Se si volesse, per chiarezza di eloquio, rappresentare con una curva parabolica la poesia dell’Odissea, potremmo dire che con l’inizio del XXII canto questa curva incomincia a discendere e discenderà sino alla fine, precipitando appunto come una parabola. Nell’Odissea, a differenza dell’Iliade, il poema si conclude e questa conclusione se appaga la nostra curiosità di lettori, ammorza tuttavia l’afflato lirico del poema. I suffumigi di Ulisse non bastano né a salvar la morale né a salvar la poesia.
Non manca tuttavia nel canto qualche vivace sprazzo poetico. Innanzitutto all’inizio, quando dai cenci del mendico balza fuori un grande Ulisse vendicatore di tanti soprusi, di tante angherie. La sua superba figura che si staglia sulla soglia del mègaron, con accanto il figlio, anch’egli giunto alla dimostrazione pratica delle conseguita efebia, già ci assicura che la vittoria è nelle mani dell’eroe.

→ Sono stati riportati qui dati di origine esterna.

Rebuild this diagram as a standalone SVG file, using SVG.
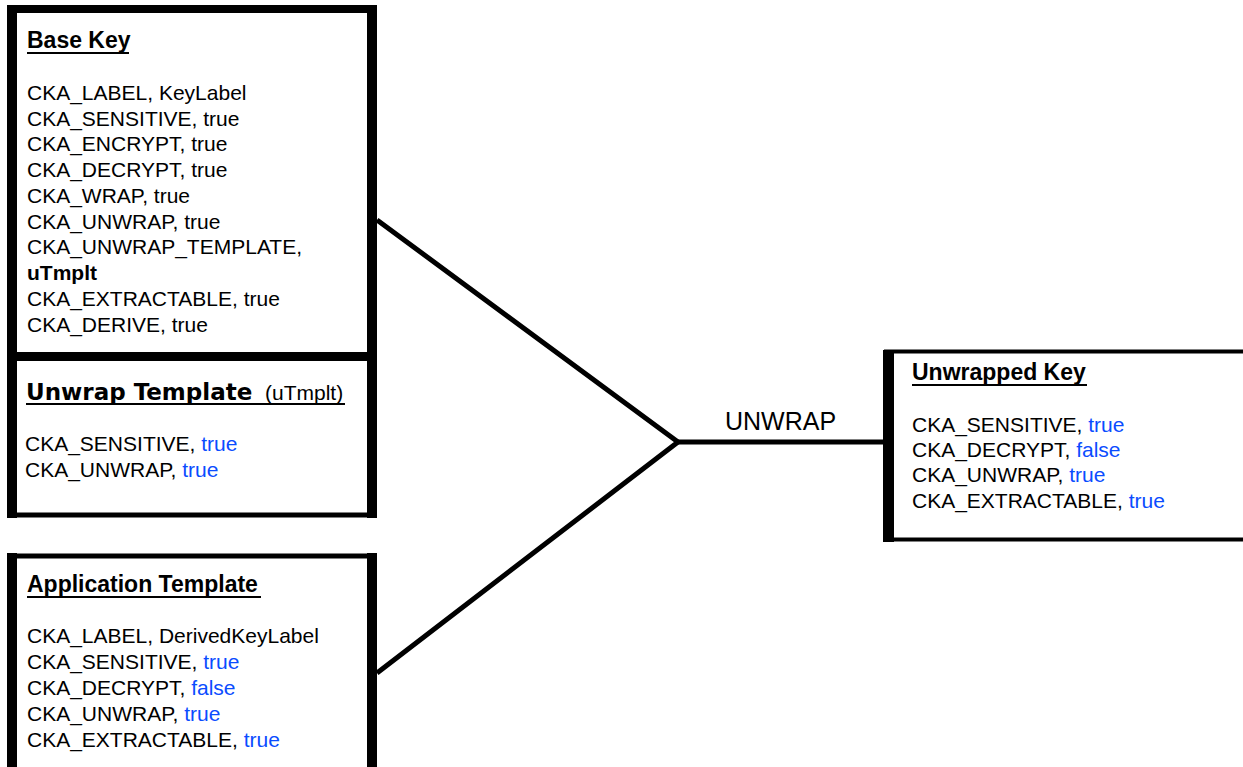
<svg xmlns="http://www.w3.org/2000/svg" width="1243" height="767" viewBox="0 0 1243 767">
<style>
.t{font-family:"Liberation Sans",Arial,sans-serif;font-size:21px;font-weight:normal;fill:#000}
.h{font-family:"Liberation Sans",Arial,sans-serif;font-size:23px;font-weight:bold;fill:#000}
.hv{font-family:"DejaVu Sans",Verdana,sans-serif;font-size:23px;font-weight:bold;fill:#000}
.b{fill:#0a4cff}
.ul{stroke:#000;stroke-width:2}
.box{fill:#fff;stroke:#000}
.bar{fill:#000}
.con{fill:none;stroke:#000;stroke-width:5;stroke-linejoin:round}
</style>
<rect width="1243" height="767" fill="#fff"/>
<g id="connectors">
<polyline class="con" points="377,220 678,442 377,673"/>
<line class="con" x1="678" y1="442" x2="886" y2="442"/>
<text class="t" x="725" y="430" style="font-size:25px">UNWRAP</text>
</g>
<g id="base-key">
<rect class="box" x="11" y="9" width="362" height="348" stroke-width="8"/>
<rect class="bar" x="7" y="5" width="10" height="356"/>
<rect class="bar" x="367" y="5" width="10" height="356"/>
<text class="h" x="27" y="48">Base Key</text>
<line class="ul" x1="27" y1="53" x2="129" y2="53"/>
<text class="t" x="27" y="100">CKA_LABEL, KeyLabel</text>
<text class="t" x="27" y="126">CKA_SENSITIVE, true</text>
<text class="t" x="27" y="151">CKA_ENCRYPT, true</text>
<text class="t" x="27" y="177">CKA_DECRYPT, true</text>
<text class="t" x="27" y="203">CKA_WRAP, true</text>
<text class="t" x="27" y="229">CKA_UNWRAP, true</text>
<text class="t" x="27" y="254">CKA_UNWRAP_TEMPLATE,</text>
<text class="t" x="27" y="280" style="font-weight:bold">uTmplt</text>
<text class="t" x="27" y="306">CKA_EXTRACTABLE, true</text>
<text class="t" x="27" y="332">CKA_DERIVE, true</text>
</g>
<g id="unwrap-template">
<rect class="box" x="10" y="357" width="364" height="158" stroke-width="5"/>
<rect class="bar" x="7" y="352" width="10" height="166"/>
<rect class="bar" x="367" y="352" width="10" height="166"/>
<rect class="bar" x="7" y="352" width="370" height="9"/>
<text class="hv" x="26" y="400">Unwrap Template</text>
<text class="t" x="265" y="400">(uTmplt)</text>
<line class="ul" x1="26" y1="404" x2="345" y2="404"/>
<text class="t" x="25" y="451">CKA_SENSITIVE, <tspan class="b">true</tspan></text>
<text class="t" x="25" y="477">CKA_UNWRAP, <tspan class="b">true</tspan></text>
</g>
<g id="application-template">
<rect class="box" x="10" y="556" width="364" height="230" stroke-width="5"/>
<rect class="bar" x="7" y="553" width="10" height="220"/>
<rect class="bar" x="367" y="553" width="10" height="220"/>
<text class="h" x="27" y="592">Application Template</text>
<line class="ul" x1="27" y1="597" x2="261" y2="597"/>
<text class="t" x="27" y="643">CKA_LABEL, DerivedKeyLabel</text>
<text class="t" x="27" y="669">CKA_SENSITIVE, <tspan class="b">true</tspan></text>
<text class="t" x="27" y="695">CKA_DECRYPT, <tspan class="b">false</tspan></text>
<text class="t" x="27" y="721">CKA_UNWRAP, <tspan class="b">true</tspan></text>
<text class="t" x="27" y="747">CKA_EXTRACTABLE, <tspan class="b">true</tspan></text>
</g>
<g id="unwrapped-key">
<rect class="box" x="886" y="351.5" width="380" height="188" stroke-width="4"/>
<rect class="bar" x="883" y="350" width="11" height="192"/>
<text class="h" x="912" y="380">Unwrapped Key</text>
<line class="ul" x1="912" y1="385" x2="1087" y2="385"/>
<text class="t" x="912" y="432">CKA_SENSITIVE, <tspan class="b">true</tspan></text>
<text class="t" x="912" y="457">CKA_DECRYPT, <tspan class="b">false</tspan></text>
<text class="t" x="912" y="482">CKA_UNWRAP, <tspan class="b">true</tspan></text>
<text class="t" x="912" y="508">CKA_EXTRACTABLE, <tspan class="b">true</tspan></text>
</g>
</svg>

E la purificazione del nostro animo, la catarsi del lettore che è stato presente fin dall’inizio al crearsi di tutte le premesse di questa vendetta, si compie pienamente in questa certezza di successo della giustizia sull’ingiustizia, del bene sul male, della paziente attesa sulla tracotante e continua offesa.
L’estrinsecarsi di questa vittoria di Ulisse, freccia su freccia, colpo su colpo, la punizione delle ancelle reprobe, dell’infame capraio Melanzio sono episodi di cronaca. E il poeta ben se ne avvede e tenta di illuminarli qua e là con qualche similitudine, che tuttavia tradisce l’artificiosità della sua presenza.